* Material provided:
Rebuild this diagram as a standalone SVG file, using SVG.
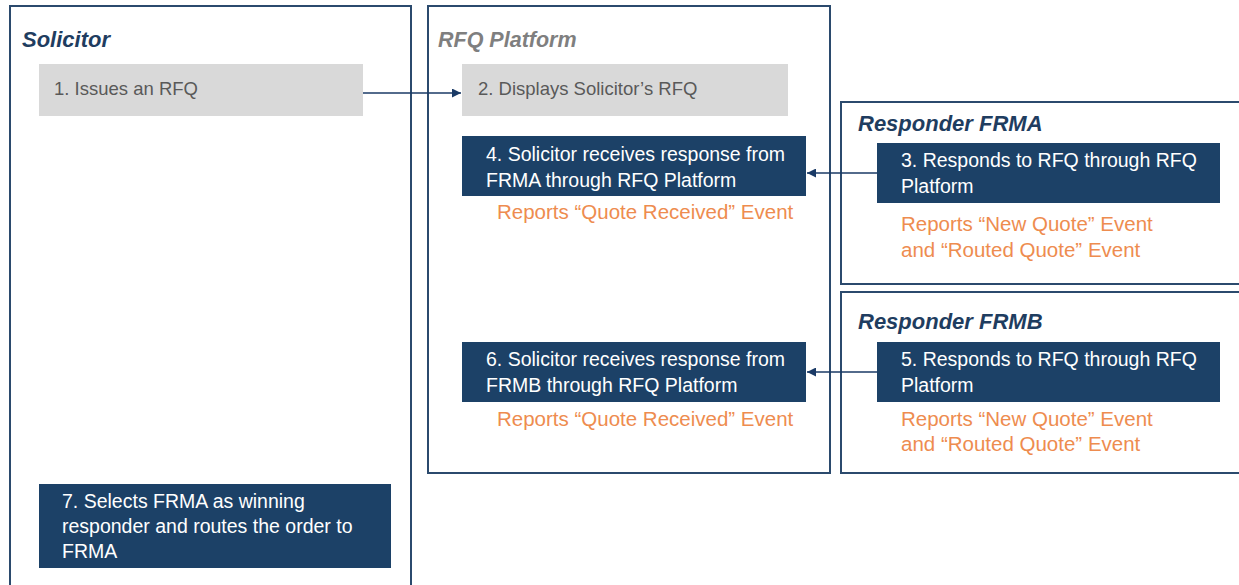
<svg xmlns="http://www.w3.org/2000/svg" width="1239" height="585" viewBox="0 0 1239 585">
<style>
.lane{fill:#fff;stroke:#2b4a6d;stroke-width:2}
.title{font-family:"Liberation Sans",Arial,sans-serif;font-weight:bold;font-style:italic;font-size:22px;fill:#1f3d60}
.titleg{font-family:"Liberation Sans",Arial,sans-serif;font-weight:bold;font-style:italic;font-size:21.5px;fill:#7f7f7f}
.gbox{fill:#d9d9d9}
.nbox{fill:#1c4167}
.gt{font-family:"Liberation Sans",Arial,sans-serif;font-size:18.5px;fill:#595959}
.wt{font-family:"Liberation Sans",Arial,sans-serif;font-size:19.5px;fill:#fff}
.ot{font-family:"Liberation Sans",Arial,sans-serif;font-size:20.5px;fill:#ee8c4f}
.conn{stroke:#1a3a66;stroke-width:1.5;fill:none}
</style>
<defs>
<marker id="ah" viewBox="0 0 10 10" refX="10" refY="5" markerWidth="9" markerHeight="9" markerUnits="userSpaceOnUse" orient="auto">
<path d="M0,0 L10,5 L0,10 z" fill="#1a3a66"/>
</marker>
</defs>
<rect width="1239" height="585" fill="#fff"/>
<g id="lane-solicitor">
<rect class="lane" x="10" y="6" width="401" height="590"/>
<text class="title" x="22" y="47">Solicitor</text>
</g>
<g id="lane-platform">
<rect class="lane" x="428" y="6" width="402" height="467"/>
<text class="titleg" x="438" y="47">RFQ Platform</text>
</g>
<g id="lane-frma">
<rect class="lane" x="841" y="102" width="410" height="182"/>
<text class="title" x="858" y="131">Responder FRMA</text>
</g>
<g id="lane-frmb">
<rect class="lane" x="841" y="292" width="410" height="181"/>
<text class="title" x="858" y="329">Responder FRMB</text>
</g>
<g id="node1">
<rect class="gbox" x="39" y="64" width="324" height="52"/>
<text class="gt" x="54" y="95">1. Issues an RFQ</text>
</g>
<g id="node2">
<rect class="gbox" x="462" y="64" width="326" height="52"/>
<text class="gt" x="478" y="95">2. Displays Solicitor’s RFQ</text>
</g>
<g id="node3">
<rect class="nbox" x="877" y="143" width="343" height="60"/>
<text class="wt" x="901" y="167">3. Responds to RFQ through RFQ</text>
<text class="wt" x="901" y="193">Platform</text>
<text class="ot" x="901" y="231">Reports “New Quote” Event</text>
<text class="ot" x="901" y="257">and “Routed Quote” Event</text>
</g>
<g id="node4">
<rect class="nbox" x="462" y="136" width="344" height="60"/>
<text class="wt" x="486" y="161">4. Solicitor receives response from</text>
<text class="wt" x="486" y="187">FRMA through RFQ Platform</text>
<text class="ot" x="497" y="219">Reports “Quote Received” Event</text>
</g>
<g id="node5">
<rect class="nbox" x="877" y="342" width="343" height="60"/>
<text class="wt" x="901" y="366">5. Responds to RFQ through RFQ</text>
<text class="wt" x="901" y="392">Platform</text>
<text class="ot" x="901" y="426">Reports “New Quote” Event</text>
<text class="ot" x="901" y="451">and “Routed Quote” Event</text>
</g>
<g id="node6">
<rect class="nbox" x="462" y="342" width="344" height="60"/>
<text class="wt" x="486" y="366">6. Solicitor receives response from</text>
<text class="wt" x="486" y="392">FRMB through RFQ Platform</text>
<text class="ot" x="497" y="426">Reports “Quote Received” Event</text>
</g>
<g id="node7">
<rect class="nbox" x="39" y="484" width="352" height="84"/>
<text class="wt" x="62" y="508">7. Selects FRMA as winning</text>
<text class="wt" x="62" y="533">responder and routes the order to</text>
<text class="wt" x="62" y="558">FRMA</text>
</g>
<g id="connectors">
<line class="conn" x1="363" y1="93" x2="461" y2="93" marker-end="url(#ah)"/>
<line class="conn" x1="877" y1="173" x2="807" y2="173" marker-end="url(#ah)"/>
<line class="conn" x1="877" y1="372" x2="807" y2="372" marker-end="url(#ah)"/>
</g>
</svg>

* Written instruction: Transcribe the full listing character for character. Pictures are excluded.

* Completed task:
Rebuild this diagram as a standalone SVG file, using SVG.
<svg xmlns="http://www.w3.org/2000/svg" width="1239" height="585" viewBox="0 0 1239 585">
<style>
.lane{fill:#fff;stroke:#2b4a6d;stroke-width:2}
.title{font-family:"Liberation Sans",Arial,sans-serif;font-weight:bold;font-style:italic;font-size:22px;fill:#1f3d60}
.titleg{font-family:"Liberation Sans",Arial,sans-serif;font-weight:bold;font-style:italic;font-size:21.5px;fill:#7f7f7f}
.gbox{fill:#d9d9d9}
.nbox{fill:#1c4167}
.gt{font-family:"Liberation Sans",Arial,sans-serif;font-size:18.5px;fill:#595959}
.wt{font-family:"Liberation Sans",Arial,sans-serif;font-size:19.5px;fill:#fff}
.ot{font-family:"Liberation Sans",Arial,sans-serif;font-size:20.5px;fill:#ee8c4f}
.conn{stroke:#1a3a66;stroke-width:1.5;fill:none}
</style>
<defs>
<marker id="ah" viewBox="0 0 10 10" refX="10" refY="5" markerWidth="9" markerHeight="9" markerUnits="userSpaceOnUse" orient="auto">
<path d="M0,0 L10,5 L0,10 z" fill="#1a3a66"/>
</marker>
</defs>
<rect width="1239" height="585" fill="#fff"/>
<g id="lane-solicitor">
<rect class="lane" x="10" y="6" width="401" height="590"/>
<text class="title" x="22" y="47">Solicitor</text>
</g>
<g id="lane-platform">
<rect class="lane" x="428" y="6" width="402" height="467"/>
<text class="titleg" x="438" y="47">RFQ Platform</text>
</g>
<g id="lane-frma">
<rect class="lane" x="841" y="102" width="410" height="182"/>
<text class="title" x="858" y="131">Responder FRMA</text>
</g>
<g id="lane-frmb">
<rect class="lane" x="841" y="292" width="410" height="181"/>
<text class="title" x="858" y="329">Responder FRMB</text>
</g>
<g id="node1">
<rect class="gbox" x="39" y="64" width="324" height="52"/>
<text class="gt" x="54" y="95">1. Issues an RFQ</text>
</g>
<g id="node2">
<rect class="gbox" x="462" y="64" width="326" height="52"/>
<text class="gt" x="478" y="95">2. Displays Solicitor’s RFQ</text>
</g>
<g id="node3">
<rect class="nbox" x="877" y="143" width="343" height="60"/>
<text class="wt" x="901" y="167">3. Responds to RFQ through RFQ</text>
<text class="wt" x="901" y="193">Platform</text>
<text class="ot" x="901" y="231">Reports “New Quote” Event</text>
<text class="ot" x="901" y="257">and “Routed Quote” Event</text>
</g>
<g id="node4">
<rect class="nbox" x="462" y="136" width="344" height="60"/>
<text class="wt" x="486" y="161">4. Solicitor receives response from</text>
<text class="wt" x="486" y="187">FRMA through RFQ Platform</text>
<text class="ot" x="497" y="219">Reports “Quote Received” Event</text>
</g>
<g id="node5">
<rect class="nbox" x="877" y="342" width="343" height="60"/>
<text class="wt" x="901" y="366">5. Responds to RFQ through RFQ</text>
<text class="wt" x="901" y="392">Platform</text>
<text class="ot" x="901" y="426">Reports “New Quote” Event</text>
<text class="ot" x="901" y="451">and “Routed Quote” Event</text>
</g>
<g id="node6">
<rect class="nbox" x="462" y="342" width="344" height="60"/>
<text class="wt" x="486" y="366">6. Solicitor receives response from</text>
<text class="wt" x="486" y="392">FRMB through RFQ Platform</text>
<text class="ot" x="497" y="426">Reports “Quote Received” Event</text>
</g>
<g id="node7">
<rect class="nbox" x="39" y="484" width="352" height="84"/>
<text class="wt" x="62" y="508">7. Selects FRMA as winning</text>
<text class="wt" x="62" y="533">responder and routes the order to</text>
<text class="wt" x="62" y="558">FRMA</text>
</g>
<g id="connectors">
<line class="conn" x1="363" y1="93" x2="461" y2="93" marker-end="url(#ah)"/>
<line class="conn" x1="877" y1="173" x2="807" y2="173" marker-end="url(#ah)"/>
<line class="conn" x1="877" y1="372" x2="807" y2="372" marker-end="url(#ah)"/>
</g>
</svg>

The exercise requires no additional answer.